The last major extension of Unity 5’s feature set is the new audio mixer. ‘It really brings the tools with which audio engineers are working directly into Unity,’ Callewaert says. Much of the audio mixer’s capabilities are fairly standard, but there is one interesting widget – snapshots.

Snapshots allow developers to save audio states, tweak their parameters and then switch between them depending on what’s happening in the game. For example, you might have a stealth game where the same audio track plays with different effects depending on whether or not you’ve been spotted by an enemy. ‘You can set all the settings, take a snapshot and then blend between different snapshots,’ Callewaert says.

The result of the updates through both Unity 4 and 5 is that the potential for game development within the engine is now much broader. Unity has been the go-to engine for small teams for a long time, but it’s now capable of tackling much larger projects. Noteworthy Unity-based games include Obsidian’s brilliant Pillars of Eternity and the upcoming Firewatch, a beautiful first-person exploration game that casts you as a reclusive park ranger spotting fires during a blazing Wyoming summer.

Unity 5

Unity also has recently expanded its already broad developmental horizons by making the engine entirely free. Callewaert is keen to point out that both Unity 3 and 4 had free versions as well, ‘but in Unity 5 we wanted remove as many of the barriers as possible, so that’s why we moved all the pro features into the free version’. This Personal Edition of Unity is also royalty free for companies earning less than $100,000 per year.

So where does Unity go from here? Well, there are a couple of major new technologies hovering on the horizon. The first is DirectX 12, which Unity intends to support in one of the updates for Unity 5. The other big potential game changer is, of course, virtual reality (VR). Callewaert points out that Unity has added free integration with the Oculus Rift in version 4.6, and states that Unity continues to be in ‘close communication’ with Oculus and other VR developers such as Samsung. Otherwise, though, Unity is tight-lipped about the specifics of dealing with VR hardware.

In fact, Unity is reluctant to discuss future updates in general, which isn’t entirely surprising given that Unity 5 was only released in March this year.
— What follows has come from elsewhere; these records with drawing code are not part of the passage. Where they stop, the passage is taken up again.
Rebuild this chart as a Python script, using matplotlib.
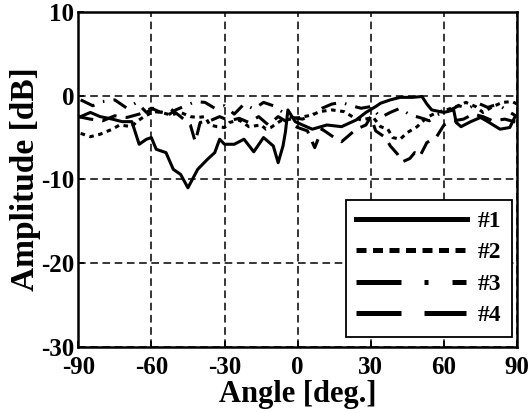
import matplotlib
matplotlib.use("Agg")
import matplotlib.pyplot as plt
from matplotlib.lines import Line2D

plt.rcParams['font.family'] = 'Liberation Serif'
plt.rcParams['font.weight'] = 'bold'
plt.rcParams['axes.unicode_minus'] = False

##### Data
ang1 = [-89, -85, -81, -76, -72, -68, -65, -62, -60, -58, -54, -51, -48, -45, -41, -37, -34, -32, -30,
        -26, -22, -18, -14, -10, -8, -6, -5, -4, -1, 2, 6, 12, 18, 24, 28, 32, 34, 38, 42, 47, 51, 53,
        55, 60, 64, 65, 67, 71, 75, 78, 83, 87, 89]
amp1 = [-2.5, -2.0, -2.5, -2.8, -3.1, -3.1, -5.8, -5.2, -5.0, -6.4, -6.8, -8.8, -9.4, -11.0, -8.8,
        -7.6, -6.8, -5.2, -5.8, -5.8, -5.2, -6.7, -5.0, -6.0, -8.0, -6.0, -4.3, -1.7, -3.1, -3.5,
        -4.0, -3.5, -3.7, -2.9, -2.0, -1.3, -0.9, -0.5, -0.2, -0.2, -0.1, -1.0, -1.7, -2.0, -1.7,
        -3.2, -3.7, -3.1, -2.6, -3.1, -4.0, -3.8, -2.6]

ang2 = [-89, -85, -81, -76, -73, -68, -66, -63, -59, -56, -52, -48, -44, -41, -38, -36, -33, -30,
        -28, -24, -20, -15, -13, -11, -7, -3, 1, 6, 9, 14, 19, 23, 26, 31, 34, 37, 39, 42, 45, 49,
        53, 57, 61, 65, 69, 73, 76, 80, 84, 88, 90]
amp2 = [-4.5, -4.9, -4.6, -4.0, -3.5, -3.7, -3.1, -2.5, -1.9, -2.0, -2.3, -2.0, -2.5, -2.6, -2.5,
        -3.5, -3.7, -3.8, -3.2, -2.9, -3.7, -3.5, -4.0, -3.8, -3.0, -2.8, -2.6, -2.3, -1.9, -1.7,
        -1.9, -2.6, -2.9, -2.6, -3.7, -4.0, -5.0, -5.2, -4.4, -3.7, -2.6, -2.0, -1.7, -1.3, -0.8,
        -1.3, -2.0, -1.3, -0.8, -0.7, -1.0]

ang3 = [-89, -84, -80, -75, -70, -66, -62, -58, -54, -50, -46, -42, -38, -34, -30, -26, -22, -18,
        -14, -10, -6, -2, 2, 6, 10, 14, 18, 22, 26, 30, 34, 38, 42, 46, 50, 54, 58, 62, 66, 70, 74,
        78, 82, 86, 90]
amp3 = [-0.5, -1.2, -0.7, -0.5, -1.5, -0.8, -2.0, -1.3, -2.5, -1.7, -1.2, -0.7, -0.8, -1.5, -1.2,
        -2.2, -1.0, -1.6, -0.8, -1.2, -2.0, -2.6, -2.8, -2.3, -1.5, -1.0, -0.8, -1.2, -1.5, -1.3,
        -2.6, -2.0, -1.5, -2.3, -2.6, -3.0, -2.2, -1.8, -1.2, -1.5, -0.9, -1.4, -1.0, -1.8, -2.5]

ang4 = [-90, -85, -80, -75, -70, -65, -60, -56, -52, -48, -44, -42, -40, -36, -32, -28, -24, -20,
        -16, -12, -8, -4, 0, 4, 7, 10, 14, 18, 24, 28, 30, 32, 36, 38, 41, 43, 46, 48, 50, 53, 57,
        60, 64, 68, 72, 76, 80, 85, 90]
amp4 = [-2.5, -2.8, -3.0, -2.4, -2.6, -2.2, -1.5, -2.0, -1.6, -2.5, -3.5, -5.5, -3.2, -3.0, -2.5,
        -3.0, -2.7, -3.2, -2.5, -3.5, -2.5, -3.2, -3.8, -4.2, -6.2, -4.0, -4.8, -5.5, -4.0, -3.5,
        -2.5, -4.2, -5.0, -6.0, -7.0, -7.9, -7.5, -6.8, -7.3, -5.6, -4.9, -3.5, -3.0, -2.8, -2.2,
        -2.5, -3.0, -2.8, -3.2]

labels = ['#1', '#2', '#3', '#4']
xticks = [-90, -60, -30, 0, 30, 60, 90]
yticks = [-30, -20, -10, 0, 10]

fig = plt.figure(figsize=(5.32, 4.12), dpi=100)
ax = fig.add_axes([0.147, 0.158, 0.825, 0.813])

lw = 2.2
ax.plot(ang1, amp1, color='black', lw=lw, ls='-')
ax.plot(ang2, amp2, color='black', lw=lw, ls=(0, (1.5, 1.5)))
ax.plot(ang3, amp3, color='black', lw=lw, ls=(0, (5, 3, 0.5, 3)))
ax.plot(ang4, amp4, color='black', lw=lw, ls=(0, (5, 3)))

ax.set_xlim(-90, 90)
ax.set_ylim(-30, 10)
ax.set_xticks(xticks)
ax.set_yticks(yticks)
ax.grid(True, color='black', ls=(0, (5, 3)), lw=1.1)
ax.tick_params(direction='in', length=4, width=1.2, labelsize=18)
ax.tick_params(axis='x', pad=6.5)
ax.tick_params(axis='y', pad=3)
for s in ax.spines.values():
    s.set_linewidth(1.8)

ax.set_xlabel("Angle [deg.]", fontsize=22, fontweight='bold', labelpad=0.5)
ax.set_ylabel("Amplitude [dB]", fontsize=24, fontweight='bold', labelpad=0)

##### legend handles use the longer dash patterns shown in the key
hlw = 3.6
handles = [Line2D([], [], color='black', lw=hlw, ls='-'),
           Line2D([], [], color='black', lw=hlw, ls=(0, (2.0, 1.3))),
           Line2D([], [], color='black', lw=hlw, ls=(0, (9, 4.6, 0.8, 4.8, 2.8, 40))),
           Line2D([], [], color='black', lw=hlw, ls=(0, (9, 4.6, 8.4, 40)))]
leg = ax.legend(handles, labels, loc='lower right', fontsize=17, handlelength=4.7,
                labelspacing=0.42, borderpad=0.45, handletextpad=0.45, borderaxespad=0,
                fancybox=False, framealpha=1, edgecolor='black',
                bbox_to_anchor=(0.989, 0.03))
leg.get_frame().set_linewidth(1.3)

fig.savefig("out.png", dpi=100)
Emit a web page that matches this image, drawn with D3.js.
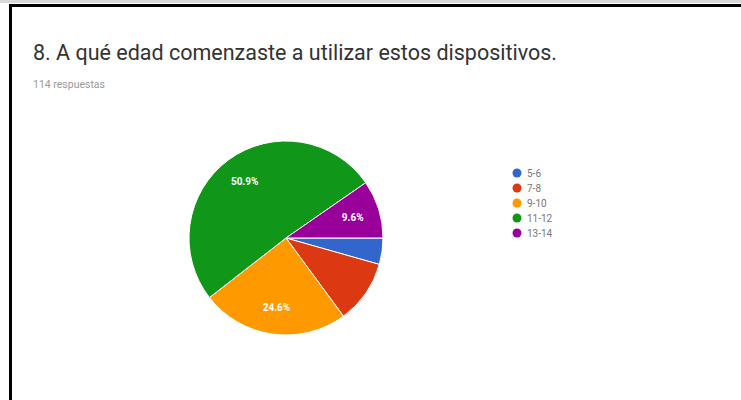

But we can examine what the community most wants to see added to Unity.

By far the most demanded feature is support for Linux, a request that’s accumulated almost 20,000 votes since December 2010. Other community priorities include a default script for easy implementation of saving and loading in Unity-developed games, and a Voxel-based terrain system, which would allow more complex generation of terrain.